É por estas divergências sobre a palavra democracia que por cá se fez contas aos votos em Cavaco Silva para ver se ele afinal é muito ou pouco Presidente. E se declarou, a cada manifestação dos últimos quatro anos, que o Governo já não tinha legitimidade para governar – porque as birras de sindicalistas valem mais do que os votos das pobres almas enganadas pela direita.

Também é culpa dos dicionários que depois da vitória tory da semana passada logo os proprietários dos exemplares vintage, em papel bíblia e despojados de revisionismos posteriores a 1989, caridosamente explicassem que os círculos uninominais são radioativos. Como poderia ser de outra forma, se este malévolo sistema permite maiorias absolutas à direita?

No Reino Unido o apego da esquerda aos resultados democráticos foi ainda mais arrebatador, facto que não passou despercebido até à gente de esquerda possuidora de senso comum (e, diria eu com o meu dicionário estropiado, espírito democrático). Mas, Oscar Wilde (outro que se baralhava com palavras) dixit, como o senso comum é a mais incomum das qualidades, houve protestos de rua, vandalizaram-se monumentos de veteranas da Segunda Guerra Mundial, uma académica desamigou todos os que no Facebook tinham like nos tories ou em Cameron (e contou ao mundo; depois, quem sabe, talvez tenha escrito um ensaio sobre os benefícios da presidência de Evo Morales), produziram-se incontáveis proclamações da abjeção moral de todos os que votaram tory. E mais umas coisas divertidas.

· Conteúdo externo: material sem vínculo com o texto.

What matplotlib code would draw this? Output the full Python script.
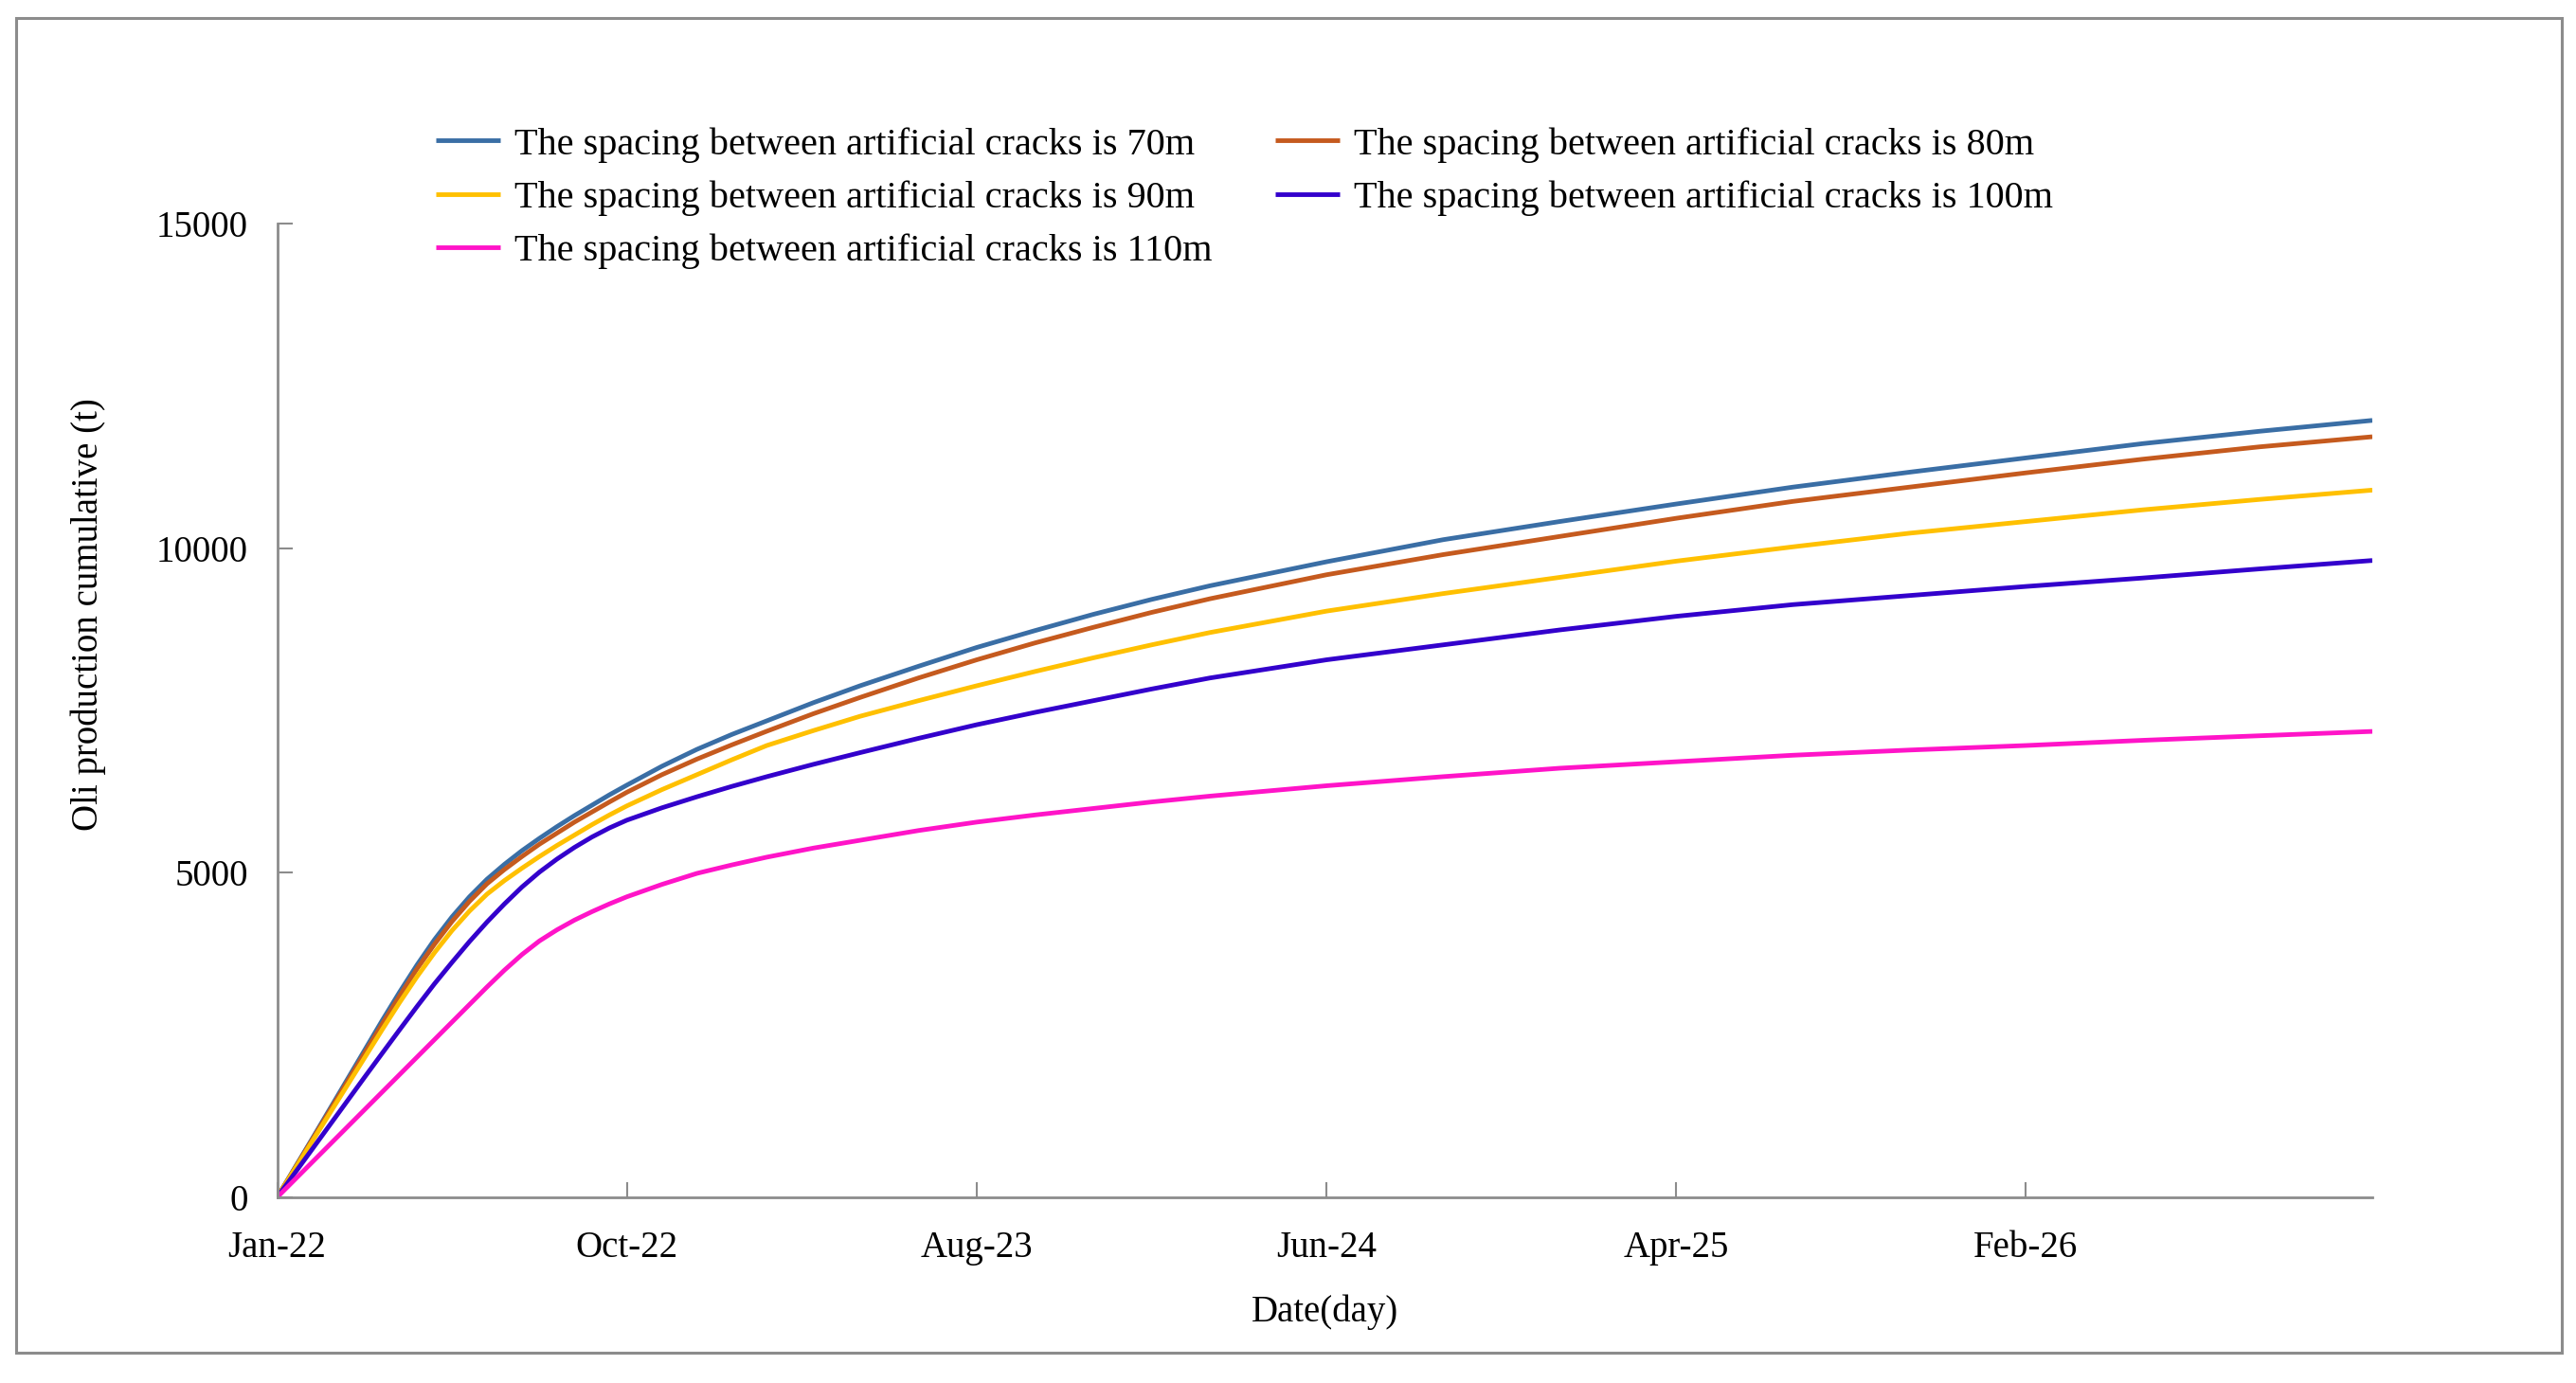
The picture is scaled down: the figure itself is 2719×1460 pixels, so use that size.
import matplotlib
matplotlib.use("Agg")
import matplotlib.pyplot as plt
from matplotlib.patches import Rectangle

# days since Jan-22 and cumulative oil production (t) per crack spacing
days = [0, 15, 30, 45, 60, 75, 90, 105, 120, 135, 150, 165, 180, 195, 210, 225,
        240, 255, 270, 285, 300, 330, 360, 390, 420, 460, 500, 550, 600, 650,
        700, 750, 800, 900, 1000, 1100, 1200, 1300, 1400, 1500, 1600, 1700, 1797]

cum_70m = [0, 450, 900, 1355, 1810, 2265, 2720, 3160, 3580, 3970, 4320, 4630,
           4900, 5130, 5340, 5530, 5710, 5880, 6040, 6200, 6350, 6640, 6900,
           7130, 7340, 7620, 7880, 8180, 8470, 8730, 8980, 9210, 9420, 9790,
           10130, 10410, 10680, 10940, 11170, 11390, 11610, 11800, 11968]
cum_80m = [0, 440, 885, 1330, 1775, 2220, 2665, 3100, 3520, 3900, 4250, 4560,
           4830, 5050, 5250, 5440, 5610, 5780, 5935, 6090, 6240, 6510, 6750,
           6970, 7180, 7450, 7700, 8000, 8280, 8540, 8780, 9010, 9220, 9590,
           9900, 10180, 10460, 10720, 10940, 11160, 11370, 11560, 11716]
cum_90m = [0, 430, 860, 1290, 1720, 2150, 2580, 3000, 3400, 3770, 4110, 4410,
           4670, 4880, 5070, 5250, 5420, 5580, 5740, 5890, 6030, 6280, 6510,
           6740, 6960, 7190, 7410, 7650, 7880, 8100, 8310, 8510, 8700, 9030,
           9300, 9550, 9800, 10020, 10230, 10410, 10590, 10750, 10894]
cum_100m = [0, 370, 740, 1110, 1480, 1850, 2216, 2580, 2940, 3290, 3620, 3940,
            4240, 4520, 4780, 5010, 5210, 5390, 5550, 5690, 5810, 6000, 6170,
            6330, 6480, 6670, 6850, 7070, 7280, 7470, 7650, 7830, 8000, 8280,
            8510, 8740, 8950, 9130, 9270, 9410, 9540, 9680, 9810]
cum_110m = [0, 270, 540, 810, 1080, 1350, 1620, 1890, 2160, 2430, 2700, 2970,
            3240, 3500, 3740, 3950, 4120, 4270, 4400, 4520, 4630, 4820, 4990,
            5120, 5240, 5380, 5500, 5650, 5780, 5890, 5990, 6090, 6180, 6340,
            6480, 6610, 6710, 6810, 6890, 6960, 7040, 7110, 7177]

labels = [
    "The spacing between artificial cracks is 70m",
    "The spacing between artificial cracks is 80m",
    "The spacing between artificial cracks is 90m",
    "The spacing between artificial cracks is 100m",
    "The spacing between artificial cracks is 110m",
]
colors = ["#3A6EA5", "#C55A1E", "#FFC000", "#3300CC", "#FF14C8"]

tick_days = [0, 300, 600, 900, 1200, 1500]
tick_labels = ["Jan-22", "Oct-22", "Aug-23", "Jun-24", "Apr-25", "Feb-26"]
y_ticks = [0, 5000, 10000, 15000]

W, H = 2719, 1460
plt.rcParams["font.family"] = ["Liberation Serif", "DejaVu Serif"]

fig = plt.figure(figsize=(W / 100, H / 100), dpi=100)
ax = fig.add_axes([292.5 / W, 1 - 1264 / H, (2504 - 292.5) / W, (1264 - 236) / H])

series = [cum_70m, cum_80m, cum_90m, cum_100m, cum_110m]
handles = []
for vals, lab, col in zip(series, labels, colors):
    (ln,) = ax.plot(days, vals, color=col, lw=3.5, label=lab,
                    solid_capstyle="butt", solid_joinstyle="round")
    handles.append(ln)

ax.set_xlim(0, days[-1])
ax.set_ylim(0, 15000)
ax.set_xticks(tick_days)
ax.set_xticklabels(tick_labels)
ax.set_yticks(y_ticks)
ax.set_yticklabels([str(v) for v in y_ticks])

for side in ["top", "right"]:
    ax.spines[side].set_visible(False)
for side in ["left", "bottom"]:
    ax.spines[side].set_color("#8C8C8C")
    ax.spines[side].set_linewidth(2.0)
ax.tick_params(axis="both", direction="in", length=11.5, width=1.5,
               color="#8C8C8C", labelsize=28)
ax.tick_params(axis="x", pad=25)
ax.tick_params(axis="y", pad=22)

ax.set_xlabel("Date(day)", fontsize=28, labelpad=22)
fig.text(93 / W, 1 - 649 / H, "Oli production cumulative (t)", rotation=90,
         ha="center", va="center", fontsize=28)

# legend filled row by row: 70m 80m / 90m 100m / 110m
order = [0, 2, 4, 1, 3]
ax.legend([handles[i] for i in order], [labels[i] for i in order], ncol=2,
          loc="upper left", bbox_to_anchor=(460 / W, 1 - 134 / H),
          bbox_transform=fig.transFigure, frameon=False, fontsize=29,
          borderpad=0, borderaxespad=0, handlelength=1.7, handletextpad=0.36,
          columnspacing=1.65, labelspacing=0.46)

fig.patches.append(Rectangle((17 / W, 1 - 1428 / H), (2704 - 17) / W, (1428 - 19) / H,
                             transform=fig.transFigure, fill=False,
                             edgecolor="#8C8C8C", lw=2.2))

fig.savefig("out.png", dpi=100)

Portanto, senhores linguistas, façam favor de alterar a definição de democracia para o que eu escrevi uns parágrafos acima. Porque as pessoas à esquerda defendem o Bem e não podem senão ser as conhecedoras da verdadeira democracia. E até é fácil esta alteração linguística: basta trocarem entre si as definições de democracia e de estado autoritário.